Requirements:
Find the string "image" in the entries and copy each line that has it.

Available data:

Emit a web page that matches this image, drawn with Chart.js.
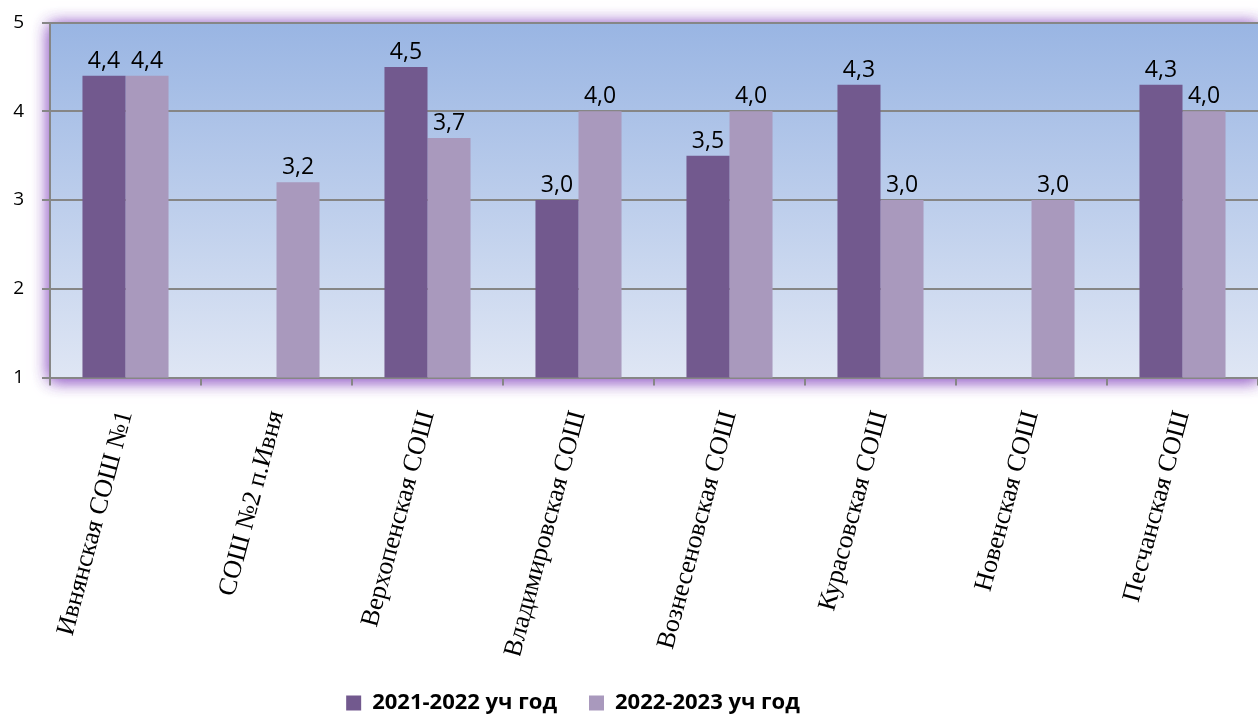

--

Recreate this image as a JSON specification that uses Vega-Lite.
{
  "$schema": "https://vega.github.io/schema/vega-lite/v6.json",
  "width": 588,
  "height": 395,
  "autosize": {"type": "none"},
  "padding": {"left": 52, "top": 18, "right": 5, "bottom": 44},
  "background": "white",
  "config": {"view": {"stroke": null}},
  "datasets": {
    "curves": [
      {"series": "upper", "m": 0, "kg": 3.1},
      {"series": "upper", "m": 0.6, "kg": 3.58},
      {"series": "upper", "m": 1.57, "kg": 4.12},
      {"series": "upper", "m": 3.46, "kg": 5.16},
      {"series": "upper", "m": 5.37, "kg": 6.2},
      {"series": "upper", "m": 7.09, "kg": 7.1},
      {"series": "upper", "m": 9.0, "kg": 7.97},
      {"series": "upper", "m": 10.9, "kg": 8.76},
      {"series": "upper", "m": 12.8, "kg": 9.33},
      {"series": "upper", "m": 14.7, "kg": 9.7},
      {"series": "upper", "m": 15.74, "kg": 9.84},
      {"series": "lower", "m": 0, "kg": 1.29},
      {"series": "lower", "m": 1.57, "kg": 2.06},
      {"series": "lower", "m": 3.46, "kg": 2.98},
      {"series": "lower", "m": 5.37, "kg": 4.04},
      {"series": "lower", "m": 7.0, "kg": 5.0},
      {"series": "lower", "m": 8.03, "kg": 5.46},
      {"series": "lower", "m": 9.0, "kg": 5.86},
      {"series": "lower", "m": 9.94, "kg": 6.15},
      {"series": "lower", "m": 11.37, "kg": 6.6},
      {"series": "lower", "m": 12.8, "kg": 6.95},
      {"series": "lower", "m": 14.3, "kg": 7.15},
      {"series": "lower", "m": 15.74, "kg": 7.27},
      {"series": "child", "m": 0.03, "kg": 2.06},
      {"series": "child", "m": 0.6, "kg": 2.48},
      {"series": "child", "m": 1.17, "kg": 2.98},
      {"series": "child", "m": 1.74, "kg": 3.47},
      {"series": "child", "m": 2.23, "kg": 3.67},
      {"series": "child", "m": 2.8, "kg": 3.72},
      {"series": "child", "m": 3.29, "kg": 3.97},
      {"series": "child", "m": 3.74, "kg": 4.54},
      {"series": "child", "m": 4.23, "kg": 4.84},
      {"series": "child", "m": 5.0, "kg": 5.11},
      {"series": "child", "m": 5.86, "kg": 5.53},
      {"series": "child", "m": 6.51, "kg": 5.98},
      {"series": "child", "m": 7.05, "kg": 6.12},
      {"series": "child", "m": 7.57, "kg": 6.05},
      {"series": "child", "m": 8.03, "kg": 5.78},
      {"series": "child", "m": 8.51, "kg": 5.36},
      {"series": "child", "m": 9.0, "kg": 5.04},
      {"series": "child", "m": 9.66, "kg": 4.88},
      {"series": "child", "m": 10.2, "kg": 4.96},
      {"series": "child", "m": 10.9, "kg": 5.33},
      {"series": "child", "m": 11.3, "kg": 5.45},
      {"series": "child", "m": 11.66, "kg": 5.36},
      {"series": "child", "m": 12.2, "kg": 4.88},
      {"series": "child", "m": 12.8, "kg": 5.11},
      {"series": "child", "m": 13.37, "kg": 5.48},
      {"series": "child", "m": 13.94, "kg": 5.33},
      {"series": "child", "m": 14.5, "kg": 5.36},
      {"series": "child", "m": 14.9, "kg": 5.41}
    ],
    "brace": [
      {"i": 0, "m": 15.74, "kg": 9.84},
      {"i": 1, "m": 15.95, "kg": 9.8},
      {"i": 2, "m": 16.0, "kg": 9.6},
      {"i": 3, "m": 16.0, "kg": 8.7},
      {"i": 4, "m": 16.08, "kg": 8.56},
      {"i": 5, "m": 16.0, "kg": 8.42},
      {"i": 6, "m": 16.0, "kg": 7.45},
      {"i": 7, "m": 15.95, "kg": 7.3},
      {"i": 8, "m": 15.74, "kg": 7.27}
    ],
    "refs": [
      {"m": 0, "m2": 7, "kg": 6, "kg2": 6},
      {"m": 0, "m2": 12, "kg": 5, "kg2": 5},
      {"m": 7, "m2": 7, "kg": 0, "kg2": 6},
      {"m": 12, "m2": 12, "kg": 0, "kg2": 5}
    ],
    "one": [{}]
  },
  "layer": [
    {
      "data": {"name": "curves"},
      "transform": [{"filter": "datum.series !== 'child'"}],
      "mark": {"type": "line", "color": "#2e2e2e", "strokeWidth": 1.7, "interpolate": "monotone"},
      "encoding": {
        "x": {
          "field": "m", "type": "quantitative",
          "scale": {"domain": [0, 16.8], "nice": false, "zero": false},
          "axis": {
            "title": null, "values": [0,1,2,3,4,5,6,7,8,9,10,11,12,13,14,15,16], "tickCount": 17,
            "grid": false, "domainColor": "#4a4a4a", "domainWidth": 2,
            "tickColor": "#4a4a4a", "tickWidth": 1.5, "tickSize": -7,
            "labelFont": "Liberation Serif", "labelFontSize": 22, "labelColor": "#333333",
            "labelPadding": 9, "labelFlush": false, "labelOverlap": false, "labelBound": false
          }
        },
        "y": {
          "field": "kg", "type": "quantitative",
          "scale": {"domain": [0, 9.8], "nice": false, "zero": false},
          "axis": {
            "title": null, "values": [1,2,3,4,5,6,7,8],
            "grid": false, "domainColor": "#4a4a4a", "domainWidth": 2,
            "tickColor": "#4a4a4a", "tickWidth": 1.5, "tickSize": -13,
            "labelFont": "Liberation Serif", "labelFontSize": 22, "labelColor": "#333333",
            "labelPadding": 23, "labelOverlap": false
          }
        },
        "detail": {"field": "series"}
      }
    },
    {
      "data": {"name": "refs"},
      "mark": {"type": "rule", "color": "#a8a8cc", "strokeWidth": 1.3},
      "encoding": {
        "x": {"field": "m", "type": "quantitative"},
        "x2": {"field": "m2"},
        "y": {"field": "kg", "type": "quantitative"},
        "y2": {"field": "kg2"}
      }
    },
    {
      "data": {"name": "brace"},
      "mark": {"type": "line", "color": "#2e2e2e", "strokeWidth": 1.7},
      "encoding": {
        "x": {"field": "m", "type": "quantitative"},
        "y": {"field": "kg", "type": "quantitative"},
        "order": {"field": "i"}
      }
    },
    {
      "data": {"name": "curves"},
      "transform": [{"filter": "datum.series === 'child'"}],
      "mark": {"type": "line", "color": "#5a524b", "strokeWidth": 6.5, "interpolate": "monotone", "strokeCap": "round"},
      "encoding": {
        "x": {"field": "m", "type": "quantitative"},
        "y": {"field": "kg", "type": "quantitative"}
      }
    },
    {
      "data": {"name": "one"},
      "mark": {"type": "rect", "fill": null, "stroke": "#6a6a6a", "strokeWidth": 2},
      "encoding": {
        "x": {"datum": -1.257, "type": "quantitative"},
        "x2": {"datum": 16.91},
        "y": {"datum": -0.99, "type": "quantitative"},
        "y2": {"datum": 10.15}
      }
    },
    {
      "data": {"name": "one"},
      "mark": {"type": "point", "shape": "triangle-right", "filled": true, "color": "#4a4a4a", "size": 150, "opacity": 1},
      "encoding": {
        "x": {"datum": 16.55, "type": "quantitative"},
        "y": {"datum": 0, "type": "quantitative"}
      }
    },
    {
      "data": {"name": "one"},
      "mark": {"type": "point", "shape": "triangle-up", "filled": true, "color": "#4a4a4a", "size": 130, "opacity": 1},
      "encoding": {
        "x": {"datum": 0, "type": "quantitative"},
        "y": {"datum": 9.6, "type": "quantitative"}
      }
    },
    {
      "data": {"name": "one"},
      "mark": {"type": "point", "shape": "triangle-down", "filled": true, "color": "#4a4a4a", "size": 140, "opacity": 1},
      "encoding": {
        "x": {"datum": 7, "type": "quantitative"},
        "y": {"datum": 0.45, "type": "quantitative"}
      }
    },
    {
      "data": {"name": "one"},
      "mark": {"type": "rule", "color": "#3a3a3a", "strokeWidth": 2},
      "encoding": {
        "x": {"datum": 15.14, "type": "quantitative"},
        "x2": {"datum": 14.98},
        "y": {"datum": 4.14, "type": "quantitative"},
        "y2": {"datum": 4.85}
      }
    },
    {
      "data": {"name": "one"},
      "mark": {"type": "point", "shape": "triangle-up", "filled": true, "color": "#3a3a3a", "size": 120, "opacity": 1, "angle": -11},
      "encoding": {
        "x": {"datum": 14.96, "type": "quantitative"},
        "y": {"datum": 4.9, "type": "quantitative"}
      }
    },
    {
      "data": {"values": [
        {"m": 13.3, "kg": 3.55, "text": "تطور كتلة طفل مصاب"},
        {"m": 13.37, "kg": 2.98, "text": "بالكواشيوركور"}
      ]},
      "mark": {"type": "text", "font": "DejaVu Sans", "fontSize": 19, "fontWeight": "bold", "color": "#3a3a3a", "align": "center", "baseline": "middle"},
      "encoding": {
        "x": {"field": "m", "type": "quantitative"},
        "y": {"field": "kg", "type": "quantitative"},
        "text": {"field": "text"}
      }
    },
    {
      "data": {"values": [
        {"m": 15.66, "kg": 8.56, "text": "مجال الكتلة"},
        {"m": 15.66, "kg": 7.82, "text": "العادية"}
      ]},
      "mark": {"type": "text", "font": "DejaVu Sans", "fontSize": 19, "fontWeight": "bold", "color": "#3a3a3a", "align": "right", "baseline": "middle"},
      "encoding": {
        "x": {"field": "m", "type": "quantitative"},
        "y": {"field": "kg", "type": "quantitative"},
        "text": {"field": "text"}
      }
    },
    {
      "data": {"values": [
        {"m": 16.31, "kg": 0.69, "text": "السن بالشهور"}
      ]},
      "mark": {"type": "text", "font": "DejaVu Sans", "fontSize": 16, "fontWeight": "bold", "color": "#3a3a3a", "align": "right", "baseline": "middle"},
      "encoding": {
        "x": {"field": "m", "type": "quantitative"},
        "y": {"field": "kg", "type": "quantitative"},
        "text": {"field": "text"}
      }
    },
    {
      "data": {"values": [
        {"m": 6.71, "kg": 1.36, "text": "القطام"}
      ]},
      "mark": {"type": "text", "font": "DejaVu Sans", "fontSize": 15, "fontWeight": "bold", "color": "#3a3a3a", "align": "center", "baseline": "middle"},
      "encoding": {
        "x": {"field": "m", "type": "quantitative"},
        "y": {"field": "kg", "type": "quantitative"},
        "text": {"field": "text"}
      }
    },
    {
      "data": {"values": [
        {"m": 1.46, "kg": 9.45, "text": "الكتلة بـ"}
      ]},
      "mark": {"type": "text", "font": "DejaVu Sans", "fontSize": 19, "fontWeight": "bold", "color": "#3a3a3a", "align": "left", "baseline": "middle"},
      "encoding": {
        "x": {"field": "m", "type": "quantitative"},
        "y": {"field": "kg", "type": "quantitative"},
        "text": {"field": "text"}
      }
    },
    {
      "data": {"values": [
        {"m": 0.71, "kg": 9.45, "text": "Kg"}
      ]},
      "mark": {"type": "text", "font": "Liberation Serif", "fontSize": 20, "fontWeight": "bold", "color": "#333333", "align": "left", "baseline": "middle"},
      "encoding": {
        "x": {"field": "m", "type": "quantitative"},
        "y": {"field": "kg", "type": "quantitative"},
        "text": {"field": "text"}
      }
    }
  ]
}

Finished exercise:
Emit a web page that matches this image, drawn with Chart.js.
Recreate this image as a JSON specification that uses Vega-Lite.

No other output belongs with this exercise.